**PROVIDED MATERIAL**.
--*--
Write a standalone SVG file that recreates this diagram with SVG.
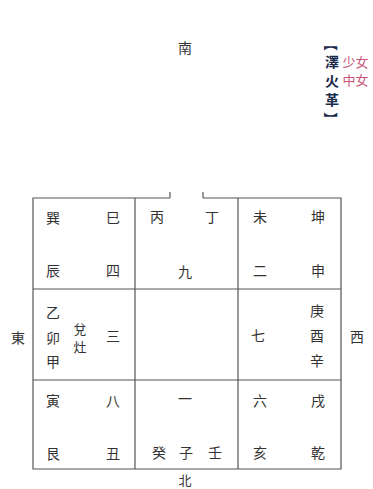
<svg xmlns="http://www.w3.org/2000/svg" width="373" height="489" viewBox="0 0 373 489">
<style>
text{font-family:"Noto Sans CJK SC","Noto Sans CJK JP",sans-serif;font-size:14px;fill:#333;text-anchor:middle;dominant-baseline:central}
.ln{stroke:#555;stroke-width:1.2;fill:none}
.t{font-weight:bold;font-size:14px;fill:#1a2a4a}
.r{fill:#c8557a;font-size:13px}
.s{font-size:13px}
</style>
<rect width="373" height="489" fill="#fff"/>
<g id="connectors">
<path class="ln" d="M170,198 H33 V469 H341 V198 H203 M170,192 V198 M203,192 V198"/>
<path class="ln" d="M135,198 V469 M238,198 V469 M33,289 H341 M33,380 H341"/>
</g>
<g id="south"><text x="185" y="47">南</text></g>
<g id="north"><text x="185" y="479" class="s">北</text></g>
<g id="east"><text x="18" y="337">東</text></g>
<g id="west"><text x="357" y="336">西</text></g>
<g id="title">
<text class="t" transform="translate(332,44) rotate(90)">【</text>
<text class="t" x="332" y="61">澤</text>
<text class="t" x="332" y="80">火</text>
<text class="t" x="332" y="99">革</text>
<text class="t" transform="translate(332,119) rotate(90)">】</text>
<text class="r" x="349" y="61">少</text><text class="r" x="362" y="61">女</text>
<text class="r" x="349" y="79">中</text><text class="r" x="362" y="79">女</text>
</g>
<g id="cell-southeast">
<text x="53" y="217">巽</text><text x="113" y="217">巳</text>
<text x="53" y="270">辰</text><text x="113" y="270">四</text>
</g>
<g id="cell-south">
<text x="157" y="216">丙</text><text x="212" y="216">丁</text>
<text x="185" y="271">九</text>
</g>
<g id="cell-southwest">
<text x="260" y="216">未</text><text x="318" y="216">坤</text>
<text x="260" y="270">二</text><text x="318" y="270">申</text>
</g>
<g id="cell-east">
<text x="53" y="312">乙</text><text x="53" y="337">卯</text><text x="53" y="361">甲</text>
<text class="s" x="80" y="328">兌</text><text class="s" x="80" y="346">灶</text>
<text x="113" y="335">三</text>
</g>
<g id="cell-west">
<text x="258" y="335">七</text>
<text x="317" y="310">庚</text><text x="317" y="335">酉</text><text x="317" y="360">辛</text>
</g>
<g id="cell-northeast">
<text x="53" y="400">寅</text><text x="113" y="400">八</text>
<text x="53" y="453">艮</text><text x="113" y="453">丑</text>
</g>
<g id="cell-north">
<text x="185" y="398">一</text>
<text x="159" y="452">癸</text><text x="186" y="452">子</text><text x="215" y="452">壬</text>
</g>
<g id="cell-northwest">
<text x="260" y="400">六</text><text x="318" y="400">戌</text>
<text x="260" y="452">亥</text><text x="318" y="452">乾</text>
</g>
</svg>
--*--
**WHAT NEEDS TO BE DONE**.
Leave out the pictures and copy the rest of the material above exactly.

**ANSWER**.
Write a standalone SVG file that recreates this diagram with SVG.
<svg xmlns="http://www.w3.org/2000/svg" width="373" height="489" viewBox="0 0 373 489">
<style>
text{font-family:"Noto Sans CJK SC","Noto Sans CJK JP",sans-serif;font-size:14px;fill:#333;text-anchor:middle;dominant-baseline:central}
.ln{stroke:#555;stroke-width:1.2;fill:none}
.t{font-weight:bold;font-size:14px;fill:#1a2a4a}
.r{fill:#c8557a;font-size:13px}
.s{font-size:13px}
</style>
<rect width="373" height="489" fill="#fff"/>
<g id="connectors">
<path class="ln" d="M170,198 H33 V469 H341 V198 H203 M170,192 V198 M203,192 V198"/>
<path class="ln" d="M135,198 V469 M238,198 V469 M33,289 H341 M33,380 H341"/>
</g>
<g id="south"><text x="185" y="47">南</text></g>
<g id="north"><text x="185" y="479" class="s">北</text></g>
<g id="east"><text x="18" y="337">東</text></g>
<g id="west"><text x="357" y="336">西</text></g>
<g id="title">
<text class="t" transform="translate(332,44) rotate(90)">【</text>
<text class="t" x="332" y="61">澤</text>
<text class="t" x="332" y="80">火</text>
<text class="t" x="332" y="99">革</text>
<text class="t" transform="translate(332,119) rotate(90)">】</text>
<text class="r" x="349" y="61">少</text><text class="r" x="362" y="61">女</text>
<text class="r" x="349" y="79">中</text><text class="r" x="362" y="79">女</text>
</g>
<g id="cell-southeast">
<text x="53" y="217">巽</text><text x="113" y="217">巳</text>
<text x="53" y="270">辰</text><text x="113" y="270">四</text>
</g>
<g id="cell-south">
<text x="157" y="216">丙</text><text x="212" y="216">丁</text>
<text x="185" y="271">九</text>
</g>
<g id="cell-southwest">
<text x="260" y="216">未</text><text x="318" y="216">坤</text>
<text x="260" y="270">二</text><text x="318" y="270">申</text>
</g>
<g id="cell-east">
<text x="53" y="312">乙</text><text x="53" y="337">卯</text><text x="53" y="361">甲</text>
<text class="s" x="80" y="328">兌</text><text class="s" x="80" y="346">灶</text>
<text x="113" y="335">三</text>
</g>
<g id="cell-west">
<text x="258" y="335">七</text>
<text x="317" y="310">庚</text><text x="317" y="335">酉</text><text x="317" y="360">辛</text>
</g>
<g id="cell-northeast">
<text x="53" y="400">寅</text><text x="113" y="400">八</text>
<text x="53" y="453">艮</text><text x="113" y="453">丑</text>
</g>
<g id="cell-north">
<text x="185" y="398">一</text>
<text x="159" y="452">癸</text><text x="186" y="452">子</text><text x="215" y="452">壬</text>
</g>
<g id="cell-northwest">
<text x="260" y="400">六</text><text x="318" y="400">戌</text>
<text x="260" y="452">亥</text><text x="318" y="452">乾</text>
</g>
</svg>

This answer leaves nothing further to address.